How do you say "address" as in a street address in Latin?
E.g.:
My address is 1600 Pennsylvania Avenue.
The standard term among living Latinists is inscriptio cursualis; that is, "the inscription that has to do with speed" or "that has to do with the course run." "Inscription" for inscriptio should be pretty clear—it's what's inscribed on an envelope or package sent through the mail. Cursualis acquired the meaning "postal" (as in "by posts" or "in stages") fairly early: in the Codex Justinianus, post-horses are referred to as equi cursuales; in the Codex Theodosianus, a ræda cursualis is a stage-coach. It's not too far a leap from there to the mail, which is, after all, the postal service.
Using this phrase to give one's address, however, would be weird. "Inscriptio cursualis mea est MDC Platea Pennsylvania" is really un-Latinate. As Tom Cotton writes,
Habito MDC Plateam Pennsylvaniam
is much more idiomatic. (I'm guessing about the accusative here.)
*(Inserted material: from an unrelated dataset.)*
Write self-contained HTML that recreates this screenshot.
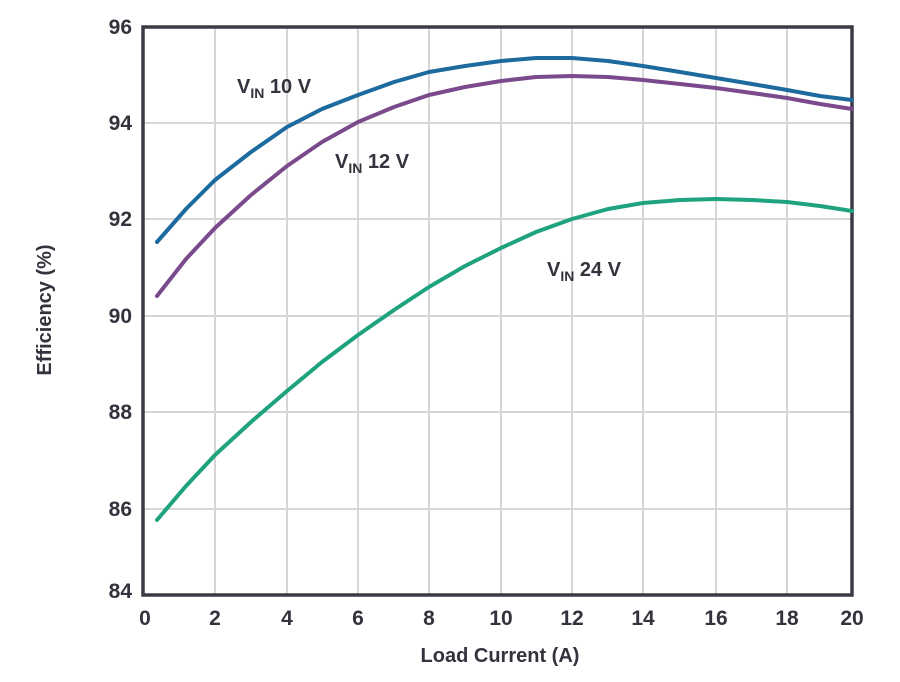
<!DOCTYPE html>
<html><head><style>body{margin:0;background:#fff}svg{display:block}text{font-family:"Liberation Sans",sans-serif;font-weight:bold;fill:#33333d}</style></head><body>
<svg width="900" height="682" viewBox="0 0 900 682">
<g stroke="#d6d6d6" stroke-width="2">
<line x1="215" y1="27" x2="215" y2="595"/><line x1="287" y1="27" x2="287" y2="595"/><line x1="358" y1="27" x2="358" y2="595"/><line x1="429" y1="27" x2="429" y2="595"/><line x1="501" y1="27" x2="501" y2="595"/><line x1="572" y1="27" x2="572" y2="595"/><line x1="643" y1="27" x2="643" y2="595"/><line x1="716" y1="27" x2="716" y2="595"/><line x1="787" y1="27" x2="787" y2="595"/>
<line x1="143" y1="123" x2="852" y2="123"/><line x1="143" y1="219" x2="852" y2="219"/><line x1="143" y1="316" x2="852" y2="316"/><line x1="143" y1="412" x2="852" y2="412"/><line x1="143" y1="509" x2="852" y2="509"/>
</g>
<rect x="143" y="27" width="709" height="568" fill="none" stroke="#3a3a45" stroke-width="3.5"/>
<g fill="none" stroke-width="4" stroke-linejoin="round" stroke-linecap="round">
<polyline stroke="#1c6a9e" points="157,242 186,209 215,180 251,152 287,127 322,109 358,95 394,82 429,72 465,66 501,61 536,58 572,58 608,61 643,66 680,72 716,78 752,84 787,90 820,96 852,100"/>
<polyline stroke="#7a4a8c" points="157,296 186,259 215,228 251,195 287,166 322,142 358,122 394,107 429,95 465,87 501,81 536,77 572,76 608,77 643,80 680,84 716,88 752,93 787,98 820,104 852,109"/>
<polyline stroke="#1fa37f" points="157,520 186,486 215,455 251,422 287,391 322,362 358,335 394,310 429,287 465,266 501,248 536,232 572,219 608,209 643,203 680,200 716,199 752,200 787,202 820,206 852,211"/>
</g>
<g font-size="21" text-anchor="end">
<text x="132" y="34">96</text><text x="132" y="130">94</text><text x="132" y="226">92</text><text x="132" y="323">90</text><text x="132" y="419">88</text><text x="132" y="516">86</text><text x="132" y="598">84</text>
</g>
<g font-size="21" text-anchor="middle">
<text x="145" y="625">0</text><text x="215" y="625">2</text><text x="287" y="625">4</text><text x="358" y="625">6</text><text x="429" y="625">8</text><text x="501" y="625">10</text><text x="572" y="625">12</text><text x="643" y="625">14</text><text x="716" y="625">16</text><text x="787" y="625">18</text><text x="852" y="625">20</text>
</g>
<text x="500" y="662" font-size="20" text-anchor="middle">Load Current (A)</text>
<text transform="translate(51,310) rotate(-90)" font-size="20" text-anchor="middle">Efficiency (%)</text>
<g font-size="20">
<text x="237" y="93">V<tspan font-size="14" dy="5">IN</tspan><tspan dy="-5"> 10 V</tspan></text>
<text x="335" y="168">V<tspan font-size="14" dy="5">IN</tspan><tspan dy="-5"> 12 V</tspan></text>
<text x="547" y="276">V<tspan font-size="14" dy="5">IN</tspan><tspan dy="-5"> 24 V</tspan></text>
</g>
</svg>
</body></html>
Everything that Joel Derfner writes is correct, but simply to say 'my address is 1600 Pennsylvania Avenue' requires no more than 'habito MDC . . . '
The Romance equivalents (adresse, indirizzo, dirección, endereço, adresă) all come from directio, with or without a prefix. I wonder whether “directio” might not be a less clumsy way of saying it in (modern) Latin.